At Belbin, we feel that the latter is more useful and thousand of organisations worldwide agree. Of course personality is a factor, but it is only one of many that influence an individual’s behaviour.
What is a BEHAVIOURAL test?
A behavioural test investigates propensities towards certain kinds of behaviour and styles of interaction with others, rather than measuring personality traits. Behaviour is regarded as more changeable than personality, since we can adapt our behaviour depending on what is required of us in a given situation or role.
Behaviour is also observable. This means that it affects, and is affected by, those around us. This makes the process of understanding and adapting our actions a democratic one: whilst we wouldn’t ask others to tell us about our personalities, we often remark on one another’s behaviour.
Finally, behavioural tests can provide constructive feedback which directly informs the way an individual behaves in the workplace. Personality is unlikely to change, so to dust off the cobwebs and get individuals and teams working more effectively, we need to focus on the point where changes can be made: our behaviour.

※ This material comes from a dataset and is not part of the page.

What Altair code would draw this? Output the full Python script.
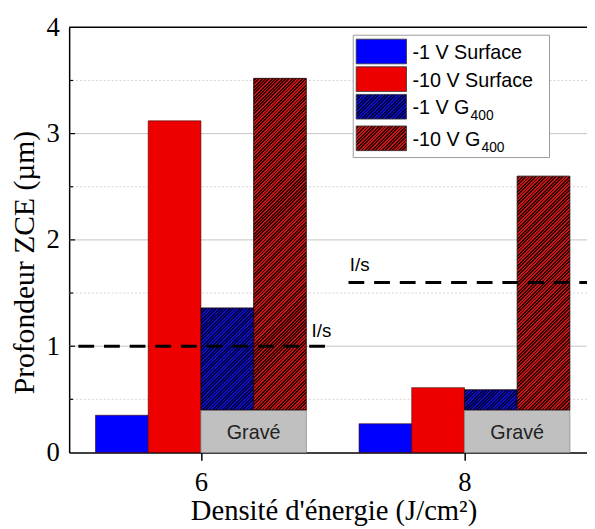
import altair as alt
import pandas as pd

# ---------------- data ----------------
energy = [6, 8]
series = ["-1 V Surface", "-10 V Surface", "-1 V G400", "-10 V G400"]
surf_1v = [0.35, 0.27]
surf_10v = [3.12, 0.61]
g400_1v = [1.36, 0.59]
g400_10v = [3.52, 2.60]
grave_depth = [0.40, 0.40]
grave_label = ["Gravé", "Gravé"]
ls_y = [1.0, 1.6]
ls_x_start = [5.07, 7.12]
ls_x_end = [6.95, 8.93]
ls_label_x = [6.84, 7.13]
ls_label_y = [1.09, 1.71]
ls_label = ["I/s", "I/s"]
legend_main = ["-1 V Surface", "-10 V Surface", "-1 V G", "-10 V G"]
legend_sub = ["", "", "400", "400"]
y_ticks = [0, 1, 2, 3, 4]
y_major = [1, 2, 3]
y_minor = [0.5, 1.5, 2.5, 3.5]

# ---------------- layout / style ----------------
W, H = 525, 431
XDOM = [5, 8.93]
YDOM = [0, 4]
BARW = 0.4
OFFS = [-0.8, -0.4, 0.0, 0.4]
BLUE, RED = "#0000ff", "#ee0000"
HB = ("#1010c0", "#000040")
HR = ("#c81414", "#300202")
SERIF, SANS = "Liberation Serif", "Liberation Sans"

px_x = W / (XDOM[1] - XDOM[0])
px_y = H / (YDOM[1] - YDOM[0])


def hatch(w, h, cols, period=3.4, frac=0.48):
    n = max(1, int(round((w + h) / period)))
    stops = []
    for i in range(n):
        a, b, c = i / n, (i + frac) / n, (i + 1) / n
        stops += [alt.GradientStop(offset=a, color=cols[0]),
                  alt.GradientStop(offset=b, color=cols[0]),
                  alt.GradientStop(offset=b, color=cols[1]),
                  alt.GradientStop(offset=c, color=cols[1])]
    s = w + h
    d = w * w + h * h
    return alt.LinearGradient(gradient="linear", stops=stops,
                              x1=0, y1=0, x2=w * s / d, y2=h * s / d)


xs = alt.Scale(domain=XDOM, nice=False, zero=False)
ys = alt.Scale(domain=YDOM, nice=False)
xaxis = alt.Axis(values=energy, title="Densité d'énergie (J/cm²)", grid=False,
                 domainColor="black", domainWidth=1.5, tickColor="black",
                 tickWidth=1.5, tickSize=8, labelFont=SERIF, labelFontSize=27,
                 labelColor="black", labelPadding=10, titleFont=SERIF,
                 titleFontSize=29, titleFontWeight="normal", titleColor="black",
                 titleX=268, titleY=68, titleBaseline="alphabetic",
                 titleAlign="center", format="d", labelFlush=False)
yaxis = alt.Axis(values=y_ticks, title="Profondeur ZCE (µm)", grid=False,
                 domainColor="black", domainWidth=1.5, ticks=False, tickSize=0,
                 labelFont=SERIF, labelFontSize=27, labelColor="black",
                 labelPadding=10, titleFont=SERIF, titleFontSize=30,
                 titleFontWeight="normal", titleColor="black", titleX=-45,
                 titleY=238, titleAngle=270, titleAlign="center",
                 titleBaseline="middle", format="d")


def X(f):
    return alt.X(f, type="quantitative", scale=xs, axis=xaxis)


def Y(f):
    return alt.Y(f, type="quantitative", scale=ys, axis=yaxis)


layers = []

# grid lines
layers.append(alt.Chart(pd.DataFrame({"y": y_minor})).mark_rule(
    color="#d4d4d4", strokeWidth=1, strokeDash=[2, 2]).encode(y=Y("y")))
layers.append(alt.Chart(pd.DataFrame({"y": y_major})).mark_rule(
    color="#c4c4c4", strokeWidth=1).encode(y=Y("y")))

# solid bars (surface)
rows = []
for si, vals in enumerate([surf_1v, surf_10v]):
    for e, v in zip(energy, vals):
        rows.append({"series": series[si], "x0": e + OFFS[si],
                     "x1": e + OFFS[si] + BARW, "y0": 0, "y1": v})
layers.append(alt.Chart(pd.DataFrame(rows)).mark_rect(
    stroke="#400000", strokeWidth=0.6).encode(
    x=X("x0"), x2="x1", y=Y("y0"), y2="y1",
    fill=alt.Fill("series:N", scale=alt.Scale(domain=series[:2], range=[BLUE, RED]),
                  legend=None)))

# etched (Gravé) boxes
gdf = pd.DataFrame({"x0": [e + OFFS[2] for e in energy],
                    "x1": [e + OFFS[3] + BARW for e in energy],
                    "y0": [0, 0], "y1": grave_depth, "label": grave_label,
                    "xc": [e + 0.4 for e in energy],
                    "yc": [d * 0.45 for d in grave_depth]})
layers.append(alt.Chart(gdf).mark_rect(fill="#c0c0c0", stroke="#8a8a8a",
                                       strokeWidth=0.8).encode(
    x=X("x0"), x2="x1", y=Y("y0"), y2="y1"))
layers.append(alt.Chart(gdf).mark_text(font=SANS, fontSize=20, color="#222222",
                                       baseline="middle", align="center").encode(
    x=X("xc"), y=Y("yc"), text="label:N"))

# hatched bars (G400)
bw_px = BARW * px_x
for si, vals, cols in [(2, g400_1v, HB), (3, g400_10v, HR)]:
    for e, v, d in zip(energy, vals, grave_depth):
        h_px = (v - d) * px_y
        df = pd.DataFrame({"x0": [e + OFFS[si]], "x1": [e + OFFS[si] + BARW],
                           "y0": [d], "y1": [v]})
        layers.append(alt.Chart(df).mark_rect(
            fill=hatch(bw_px, h_px, cols), stroke="#1a0000",
            strokeWidth=0.8).encode(x=X("x0"), x2="x1", y=Y("y0"), y2="y1"))

# I/s dashed lines and labels
ldf = pd.DataFrame({"x0": ls_x_start, "x1": ls_x_end, "y": ls_y,
                    "lx": ls_label_x, "ly": ls_label_y, "label": ls_label})
layers.append(alt.Chart(ldf).mark_rule(color="black", strokeWidth=3,
                                       strokeDash=[16, 10]).encode(
    x=X("x0"), x2="x1", y=Y("y")))
layers.append(alt.Chart(ldf).mark_text(font=SANS, fontSize=19, color="black",
                                       align="left", baseline="alphabetic").encode(
    x=X("lx"), y=Y("ly"), text="label:N"))

# top frame line
layers.append(alt.Chart(pd.DataFrame({"y": [YDOM[1]]})).mark_rule(
    color="black", strokeWidth=1.5).encode(y=Y("y")))

# inward y ticks
layers.append(alt.Chart(pd.DataFrame({"y": y_major})).mark_rule(
    color="black", strokeWidth=1.2).encode(x=alt.value(0), x2=alt.value(6), y=Y("y")))
layers.append(alt.Chart(pd.DataFrame({"y": y_minor})).mark_rule(
    color="black", strokeWidth=1.2).encode(x=alt.value(0), x2=alt.value(4), y=Y("y")))

# legend
LX0, LX1, LY0, LY1 = 288, 487, 8, 132
layers.append(alt.Chart(pd.DataFrame({"a": [0]})).mark_rect(
    fill="white", stroke="#9a9a9a", strokeWidth=1).encode(
    x=alt.value(LX0), x2=alt.value(LX1), y=alt.value(LY0), y2=alt.value(LY1)))
row_top = [12, 40, 68, 100]
sw_h = 25
sw_x0, sw_x1 = 291, 342
fills = [BLUE, RED, hatch(sw_x1 - sw_x0, sw_h, HB), hatch(sw_x1 - sw_x0, sw_h, HR)]
main_w = {"-1 V G": 58, "-10 V G": 69}
for i in range(4):
    t = row_top[i]
    layers.append(alt.Chart(pd.DataFrame({"label": [legend_main[i]]})).mark_rect(
        fill=fills[i], stroke="#333333", strokeWidth=0.8).encode(
        x=alt.value(sw_x0), x2=alt.value(sw_x1), y=alt.value(t), y2=alt.value(t + sw_h)))
    layers.append(alt.Chart(pd.DataFrame({"label": [legend_main[i]]})).mark_text(
        font=SANS, fontSize=20, color="black", align="left",
        baseline="alphabetic").encode(
        x=alt.value(348), y=alt.value(t + 20), text="label:N"))
    if legend_sub[i]:
        layers.append(alt.Chart(pd.DataFrame({"label": [legend_sub[i]]})).mark_text(
            font=SANS, fontSize=14, color="black", align="left",
            baseline="alphabetic").encode(
            x=alt.value(348 + main_w[legend_main[i]] + 1), y=alt.value(t + 26),
            text="label:N"))

chart = alt.layer(*layers).properties(
    width=W, height=H,
    autosize=alt.AutoSizeParams(type="none"),
    padding={"left": 62, "top": 16, "right": 0, "bottom": 74},
    background="white",
).configure_view(stroke=None)

chart.save("out.html", embed_options={"renderer": "svg", "actions": False})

BELBIN TEAM ROLES - behaviour or personality?
Belbin is concerned with behaviour: what others in your team see and experience. Whilst this may be influenced by your personality, this is not the only factor.
In a nutshell, during the 1970s, Dr Meredith Belbin and his research team at Henley Management College set about observing teams. As the research progressed, the research revealed that the difference between success and failure for a team was not dependent on factors such as intellect, but more on behaviour.
The research team began to identify separate clusters of behaviour, each of which formed distinct team contributions or “Team Roles”. A Team Role came to be defined as:
A tendency to behave, contribute and interrelate with others in a particular way.
It was found that different individuals displayed different Team Roles to varying degrees.
Moreover, the behaviour assumed may not correspond with what others observe. Whereas many psychometric tests rely on self-reporting, the Belbin assessment uses 360° feedback to give you an accurate idea of how you fit in your team.
How do I find out Team Role preferences?
To find out which of the 9 Belbin Team Roles individuals have an affinity towards, and which ones they don’t, they need to start by completing a Belbin Self-Perception Inventory.
This is a questionnaire that takes about 20 minutes to complete. The scores are interpreted by our Interplace programme (developed in 1988 and updated ever since). The report is generated, and sent back to you or the individual concerned within minutes.
So what does the Belbin report offer? – Analysis and discussion of key strengths and advice on how to behave effectively in the workplace based on the input of individuals and others.